Today, August 30th, is my due date.
I'm still pregnant. WTF.? I couldn't keep Sabrina in, and I can't get this one out. He's just getting bigger and bigger, and oh by the way - so am I.
Clearly my attempt to blog him out didn't work. Can you believe, after months of false labor with my first, that I haven't had ONE SINGLE episode of time able contractions? At 40 weeks, not one.
Since I was a couple weeks early with Sabrina, I didn't get the constant phone calls and inquiries, but I have with this one. I constantly assure people I will let you know when it happens, but they don't seem to believe me. They do, however, seem to feel quite sorry for me. I get a lot of, "Hiiiiiii" where you can tell they're wincing on the other end of the phone. That of course is from other women that have been pregnant. My husband, on the other hand...just wants this kid out. So he can have his wife back. So he can breathe in his own home without fear of retribution. So he can exist without being berated. We'll see. I will have a newborn and past experience has shown that doesn't bring out the best in me, either. While I appreciate the sympathy, it's not terribly deserved considering I'm such an asshole lately.
This is how I look at 40 weeks.
This is how I feel at 40 weeks.
And now I'm even more irritated because that picture came out fuzzy and I don't understand WHY.

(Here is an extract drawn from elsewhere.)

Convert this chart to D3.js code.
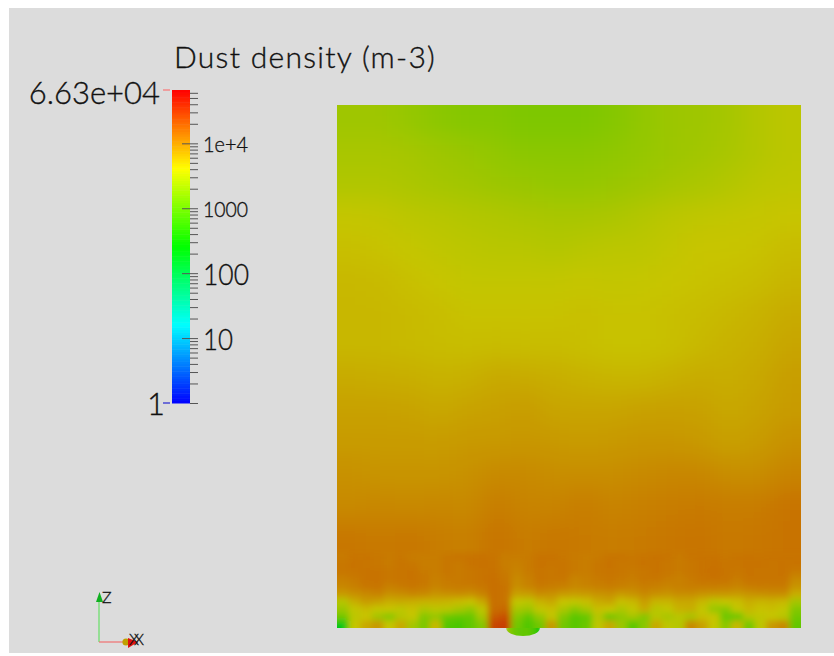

I have an appointment Wednesday, and if I make it that far we'll schedule the induction. It's pretty much the last thing I want to do, but I also need to get this guy out. Considering I'm almost 100% effaced and dilated at least 3cm, I'm hoping that means I'm almost halfway there and I can have a successful induction without ending up with a c-section. I just don't want to have to stay in the hospital. Overnight is enough for me, thanks.